(begin)
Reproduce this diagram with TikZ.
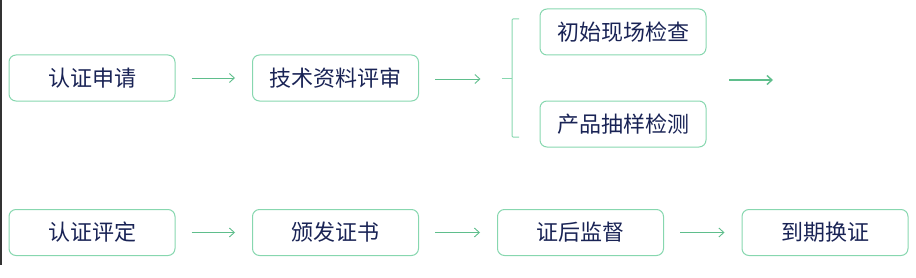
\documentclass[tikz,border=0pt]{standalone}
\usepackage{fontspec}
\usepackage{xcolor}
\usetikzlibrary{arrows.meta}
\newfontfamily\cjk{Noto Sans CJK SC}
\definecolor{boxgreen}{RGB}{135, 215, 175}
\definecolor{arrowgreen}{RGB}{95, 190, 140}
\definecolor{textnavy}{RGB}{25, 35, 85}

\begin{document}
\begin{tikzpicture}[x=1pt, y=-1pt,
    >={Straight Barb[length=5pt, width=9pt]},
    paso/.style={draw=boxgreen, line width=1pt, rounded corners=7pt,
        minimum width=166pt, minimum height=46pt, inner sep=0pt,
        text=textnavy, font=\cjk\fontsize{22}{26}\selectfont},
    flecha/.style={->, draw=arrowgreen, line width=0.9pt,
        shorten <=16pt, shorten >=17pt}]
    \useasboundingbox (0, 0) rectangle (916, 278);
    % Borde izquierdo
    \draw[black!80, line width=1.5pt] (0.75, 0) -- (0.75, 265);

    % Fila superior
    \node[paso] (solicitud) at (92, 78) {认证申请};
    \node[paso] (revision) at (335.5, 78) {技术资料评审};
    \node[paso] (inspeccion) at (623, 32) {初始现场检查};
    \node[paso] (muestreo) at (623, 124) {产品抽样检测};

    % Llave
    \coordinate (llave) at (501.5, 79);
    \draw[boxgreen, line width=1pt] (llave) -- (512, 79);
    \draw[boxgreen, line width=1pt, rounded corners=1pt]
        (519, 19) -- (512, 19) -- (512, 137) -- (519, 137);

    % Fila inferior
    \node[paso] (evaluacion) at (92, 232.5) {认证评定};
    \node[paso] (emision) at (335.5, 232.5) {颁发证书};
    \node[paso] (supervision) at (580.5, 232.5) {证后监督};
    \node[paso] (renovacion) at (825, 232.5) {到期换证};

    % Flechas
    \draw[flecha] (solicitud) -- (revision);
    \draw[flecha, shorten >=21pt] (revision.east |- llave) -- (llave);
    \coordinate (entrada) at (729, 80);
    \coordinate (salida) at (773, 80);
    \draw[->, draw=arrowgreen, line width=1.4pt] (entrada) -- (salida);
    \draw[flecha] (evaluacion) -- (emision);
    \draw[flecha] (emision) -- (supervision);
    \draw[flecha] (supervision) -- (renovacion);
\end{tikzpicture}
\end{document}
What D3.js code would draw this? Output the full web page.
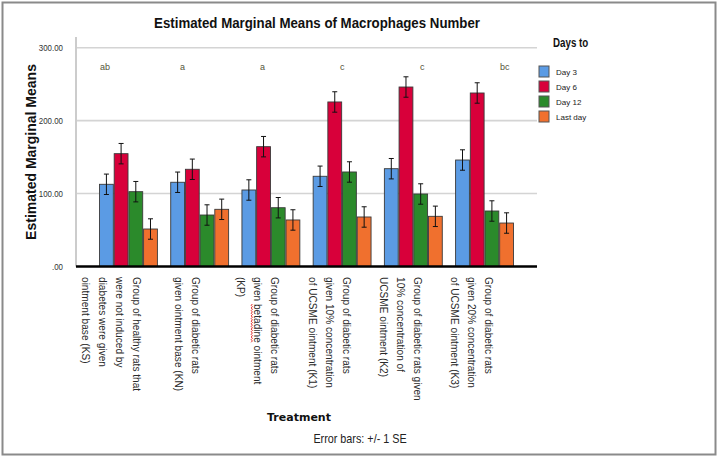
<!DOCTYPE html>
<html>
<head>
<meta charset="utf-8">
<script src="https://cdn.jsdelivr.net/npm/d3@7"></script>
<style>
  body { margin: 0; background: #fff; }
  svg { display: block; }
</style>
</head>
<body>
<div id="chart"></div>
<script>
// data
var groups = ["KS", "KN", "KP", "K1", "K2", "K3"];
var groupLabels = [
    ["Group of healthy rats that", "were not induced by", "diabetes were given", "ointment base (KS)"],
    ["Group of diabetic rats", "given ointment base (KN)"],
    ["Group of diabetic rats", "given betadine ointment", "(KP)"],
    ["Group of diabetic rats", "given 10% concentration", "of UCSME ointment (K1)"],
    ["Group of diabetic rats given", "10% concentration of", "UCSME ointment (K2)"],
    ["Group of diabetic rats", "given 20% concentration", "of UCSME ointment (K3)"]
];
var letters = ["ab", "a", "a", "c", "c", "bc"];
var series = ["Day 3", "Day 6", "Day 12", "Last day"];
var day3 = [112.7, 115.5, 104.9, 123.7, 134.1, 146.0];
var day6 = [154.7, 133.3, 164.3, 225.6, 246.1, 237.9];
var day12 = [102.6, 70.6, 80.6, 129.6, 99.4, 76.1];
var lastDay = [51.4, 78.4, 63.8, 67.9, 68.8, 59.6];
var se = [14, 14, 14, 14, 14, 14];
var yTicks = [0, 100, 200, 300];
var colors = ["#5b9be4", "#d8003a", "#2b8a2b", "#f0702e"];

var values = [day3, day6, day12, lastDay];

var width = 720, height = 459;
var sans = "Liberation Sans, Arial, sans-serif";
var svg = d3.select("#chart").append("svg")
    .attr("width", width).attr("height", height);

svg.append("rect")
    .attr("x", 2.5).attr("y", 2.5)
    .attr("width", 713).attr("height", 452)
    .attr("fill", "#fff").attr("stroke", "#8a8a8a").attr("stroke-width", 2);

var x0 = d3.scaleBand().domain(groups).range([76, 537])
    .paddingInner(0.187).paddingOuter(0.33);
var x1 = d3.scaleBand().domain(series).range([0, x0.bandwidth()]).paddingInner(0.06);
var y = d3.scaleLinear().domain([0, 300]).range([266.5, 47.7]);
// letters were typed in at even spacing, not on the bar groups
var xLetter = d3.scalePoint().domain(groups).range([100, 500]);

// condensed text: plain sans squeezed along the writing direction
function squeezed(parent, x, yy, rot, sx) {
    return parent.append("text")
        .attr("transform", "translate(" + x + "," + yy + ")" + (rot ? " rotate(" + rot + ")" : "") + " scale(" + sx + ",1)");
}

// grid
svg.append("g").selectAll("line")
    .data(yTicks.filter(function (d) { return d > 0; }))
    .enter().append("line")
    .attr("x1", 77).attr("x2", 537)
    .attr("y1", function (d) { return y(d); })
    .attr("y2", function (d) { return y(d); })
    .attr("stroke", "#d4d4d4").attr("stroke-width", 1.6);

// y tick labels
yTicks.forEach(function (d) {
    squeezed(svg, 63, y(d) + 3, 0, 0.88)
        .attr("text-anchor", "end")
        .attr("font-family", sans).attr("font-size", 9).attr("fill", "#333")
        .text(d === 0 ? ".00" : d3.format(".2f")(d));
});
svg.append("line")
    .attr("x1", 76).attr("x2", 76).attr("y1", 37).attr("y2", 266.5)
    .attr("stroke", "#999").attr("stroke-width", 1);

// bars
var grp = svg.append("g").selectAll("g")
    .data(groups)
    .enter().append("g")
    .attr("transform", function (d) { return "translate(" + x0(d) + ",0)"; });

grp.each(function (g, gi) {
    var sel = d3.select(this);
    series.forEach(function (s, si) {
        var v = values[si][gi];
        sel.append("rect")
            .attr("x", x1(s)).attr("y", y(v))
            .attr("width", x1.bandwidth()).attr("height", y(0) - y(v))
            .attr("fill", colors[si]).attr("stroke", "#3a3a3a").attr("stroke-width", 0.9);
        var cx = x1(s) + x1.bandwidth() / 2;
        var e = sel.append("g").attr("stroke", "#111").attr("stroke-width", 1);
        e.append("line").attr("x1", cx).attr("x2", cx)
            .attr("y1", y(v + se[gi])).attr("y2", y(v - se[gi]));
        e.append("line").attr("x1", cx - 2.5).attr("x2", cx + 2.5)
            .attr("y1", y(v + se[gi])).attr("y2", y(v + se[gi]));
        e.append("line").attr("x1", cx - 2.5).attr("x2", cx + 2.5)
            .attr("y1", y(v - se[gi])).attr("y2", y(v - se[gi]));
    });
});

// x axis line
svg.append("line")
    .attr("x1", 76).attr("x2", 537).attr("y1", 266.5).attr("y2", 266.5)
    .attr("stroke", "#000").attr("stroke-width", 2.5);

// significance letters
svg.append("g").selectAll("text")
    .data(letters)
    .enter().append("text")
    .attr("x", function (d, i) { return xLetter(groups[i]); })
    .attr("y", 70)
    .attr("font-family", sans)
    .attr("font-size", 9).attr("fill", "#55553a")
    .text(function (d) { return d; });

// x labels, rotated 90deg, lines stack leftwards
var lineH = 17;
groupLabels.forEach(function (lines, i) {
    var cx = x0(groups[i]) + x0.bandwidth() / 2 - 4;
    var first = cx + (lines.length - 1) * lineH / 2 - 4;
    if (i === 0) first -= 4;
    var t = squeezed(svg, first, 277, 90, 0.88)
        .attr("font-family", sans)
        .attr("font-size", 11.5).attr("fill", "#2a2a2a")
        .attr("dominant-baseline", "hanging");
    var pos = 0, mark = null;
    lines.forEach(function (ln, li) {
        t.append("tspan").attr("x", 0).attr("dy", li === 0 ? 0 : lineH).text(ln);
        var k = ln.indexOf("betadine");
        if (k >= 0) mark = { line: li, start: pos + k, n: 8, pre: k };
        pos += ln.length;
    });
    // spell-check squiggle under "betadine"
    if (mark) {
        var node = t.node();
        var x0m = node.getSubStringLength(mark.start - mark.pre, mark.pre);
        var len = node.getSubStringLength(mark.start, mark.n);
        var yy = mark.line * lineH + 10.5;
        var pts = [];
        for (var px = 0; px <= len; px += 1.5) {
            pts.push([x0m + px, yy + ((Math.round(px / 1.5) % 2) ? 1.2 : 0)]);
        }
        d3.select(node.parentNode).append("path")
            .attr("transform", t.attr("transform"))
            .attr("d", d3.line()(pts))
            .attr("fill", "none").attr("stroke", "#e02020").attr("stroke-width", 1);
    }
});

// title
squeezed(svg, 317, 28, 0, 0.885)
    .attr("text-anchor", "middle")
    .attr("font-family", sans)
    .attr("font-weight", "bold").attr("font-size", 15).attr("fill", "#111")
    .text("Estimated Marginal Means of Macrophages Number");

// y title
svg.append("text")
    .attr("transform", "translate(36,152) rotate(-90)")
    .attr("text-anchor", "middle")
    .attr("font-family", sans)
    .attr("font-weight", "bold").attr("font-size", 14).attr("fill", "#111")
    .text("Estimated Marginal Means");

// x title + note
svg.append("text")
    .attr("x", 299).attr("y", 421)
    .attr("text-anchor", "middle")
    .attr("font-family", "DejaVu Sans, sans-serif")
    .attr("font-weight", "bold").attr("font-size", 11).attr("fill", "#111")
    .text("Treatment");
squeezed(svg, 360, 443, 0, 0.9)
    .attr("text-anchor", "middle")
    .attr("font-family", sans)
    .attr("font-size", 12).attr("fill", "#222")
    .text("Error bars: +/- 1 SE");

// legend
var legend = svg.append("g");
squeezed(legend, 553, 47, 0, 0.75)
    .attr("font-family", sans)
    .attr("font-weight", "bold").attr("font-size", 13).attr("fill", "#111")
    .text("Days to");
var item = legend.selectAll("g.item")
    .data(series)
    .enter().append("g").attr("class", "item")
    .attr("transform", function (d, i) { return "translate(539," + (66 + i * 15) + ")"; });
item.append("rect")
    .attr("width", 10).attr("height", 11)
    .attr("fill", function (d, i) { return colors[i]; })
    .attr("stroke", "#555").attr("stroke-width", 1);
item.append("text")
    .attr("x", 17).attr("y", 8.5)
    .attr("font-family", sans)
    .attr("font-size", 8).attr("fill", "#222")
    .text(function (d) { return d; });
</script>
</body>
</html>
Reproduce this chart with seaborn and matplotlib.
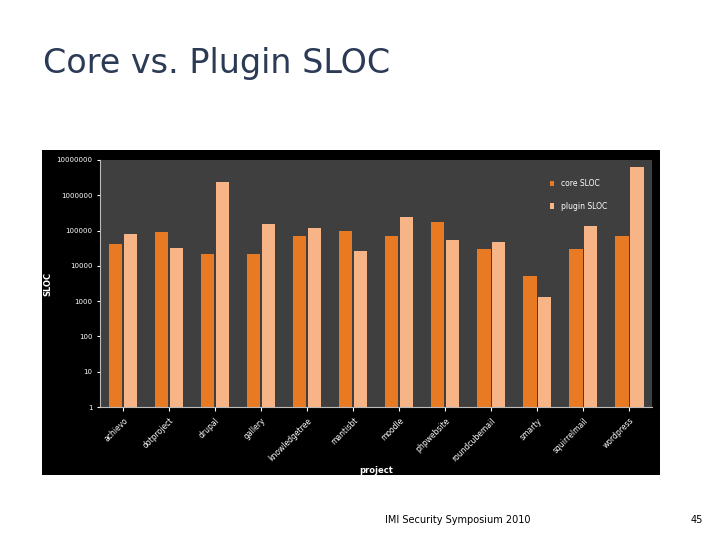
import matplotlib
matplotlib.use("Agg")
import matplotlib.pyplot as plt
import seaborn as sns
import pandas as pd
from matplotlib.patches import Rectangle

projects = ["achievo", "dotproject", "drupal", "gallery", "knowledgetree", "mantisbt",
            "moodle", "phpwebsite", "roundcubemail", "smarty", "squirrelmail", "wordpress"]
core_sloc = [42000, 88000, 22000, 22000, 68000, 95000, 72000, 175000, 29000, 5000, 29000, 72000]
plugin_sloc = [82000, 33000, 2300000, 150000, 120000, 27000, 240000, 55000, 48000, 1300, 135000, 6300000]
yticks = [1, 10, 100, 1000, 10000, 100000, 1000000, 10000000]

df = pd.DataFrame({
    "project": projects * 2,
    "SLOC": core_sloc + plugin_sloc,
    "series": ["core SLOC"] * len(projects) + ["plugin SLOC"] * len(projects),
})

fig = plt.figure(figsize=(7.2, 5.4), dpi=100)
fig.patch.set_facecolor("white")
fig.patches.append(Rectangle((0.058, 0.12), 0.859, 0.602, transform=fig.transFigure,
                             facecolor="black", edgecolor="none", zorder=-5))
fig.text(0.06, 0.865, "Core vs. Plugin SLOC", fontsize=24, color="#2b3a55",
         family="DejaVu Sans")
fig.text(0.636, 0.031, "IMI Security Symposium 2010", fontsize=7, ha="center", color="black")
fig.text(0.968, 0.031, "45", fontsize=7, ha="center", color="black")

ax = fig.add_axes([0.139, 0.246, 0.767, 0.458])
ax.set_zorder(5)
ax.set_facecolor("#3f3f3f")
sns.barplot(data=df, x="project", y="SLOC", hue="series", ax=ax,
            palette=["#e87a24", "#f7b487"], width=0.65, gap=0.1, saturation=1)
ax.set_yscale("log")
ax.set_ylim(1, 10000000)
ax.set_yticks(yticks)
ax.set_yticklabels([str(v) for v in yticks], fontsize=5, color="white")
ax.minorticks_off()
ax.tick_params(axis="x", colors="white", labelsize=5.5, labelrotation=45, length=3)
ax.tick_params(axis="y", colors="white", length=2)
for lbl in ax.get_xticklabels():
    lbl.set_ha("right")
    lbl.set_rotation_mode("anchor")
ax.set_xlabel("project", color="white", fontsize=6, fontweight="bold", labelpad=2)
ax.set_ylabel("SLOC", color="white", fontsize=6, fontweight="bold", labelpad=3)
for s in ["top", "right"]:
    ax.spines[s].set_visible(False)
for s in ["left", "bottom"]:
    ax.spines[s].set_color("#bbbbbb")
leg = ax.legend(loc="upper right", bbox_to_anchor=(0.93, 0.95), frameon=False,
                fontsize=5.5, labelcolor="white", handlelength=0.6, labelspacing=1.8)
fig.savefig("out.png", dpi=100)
(end)
WRITTEN REQUEST: Starting at the line containing "What D3.js code" and ending at the line containing "var xLetter = d3.scalePoint().domain(groups).range([100, 500]);", copy those lines exactly, both included, and nothing more. Leave out any picture.

PROBLEM SOLUTION:
What D3.js code would draw this? Output the full web page.
<!DOCTYPE html>
<html>
<head>
<meta charset="utf-8">
<script src="https://cdn.jsdelivr.net/npm/d3@7"></script>
<style>
  body { margin: 0; background: #fff; }
  svg { display: block; }
</style>
</head>
<body>
<div id="chart"></div>
<script>
// data
var groups = ["KS", "KN", "KP", "K1", "K2", "K3"];
var groupLabels = [
    ["Group of healthy rats that", "were not induced by", "diabetes were given", "ointment base (KS)"],
    ["Group of diabetic rats", "given ointment base (KN)"],
    ["Group of diabetic rats", "given betadine ointment", "(KP)"],
    ["Group of diabetic rats", "given 10% concentration", "of UCSME ointment (K1)"],
    ["Group of diabetic rats given", "10% concentration of", "UCSME ointment (K2)"],
    ["Group of diabetic rats", "given 20% concentration", "of UCSME ointment (K3)"]
];
var letters = ["ab", "a", "a", "c", "c", "bc"];
var series = ["Day 3", "Day 6", "Day 12", "Last day"];
var day3 = [112.7, 115.5, 104.9, 123.7, 134.1, 146.0];
var day6 = [154.7, 133.3, 164.3, 225.6, 246.1, 237.9];
var day12 = [102.6, 70.6, 80.6, 129.6, 99.4, 76.1];
var lastDay = [51.4, 78.4, 63.8, 67.9, 68.8, 59.6];
var se = [14, 14, 14, 14, 14, 14];
var yTicks = [0, 100, 200, 300];
var colors = ["#5b9be4", "#d8003a", "#2b8a2b", "#f0702e"];

var values = [day3, day6, day12, lastDay];

var width = 720, height = 459;
var sans = "Liberation Sans, Arial, sans-serif";
var svg = d3.select("#chart").append("svg")
    .attr("width", width).attr("height", height);

svg.append("rect")
    .attr("x", 2.5).attr("y", 2.5)
    .attr("width", 713).attr("height", 452)
    .attr("fill", "#fff").attr("stroke", "#8a8a8a").attr("stroke-width", 2);

var x0 = d3.scaleBand().domain(groups).range([76, 537])
    .paddingInner(0.187).paddingOuter(0.33);
var x1 = d3.scaleBand().domain(series).range([0, x0.bandwidth()]).paddingInner(0.06);
var y = d3.scaleLinear().domain([0, 300]).range([266.5, 47.7]);
// letters were typed in at even spacing, not on the bar groups
var xLetter = d3.scalePoint().domain(groups).range([100, 500]);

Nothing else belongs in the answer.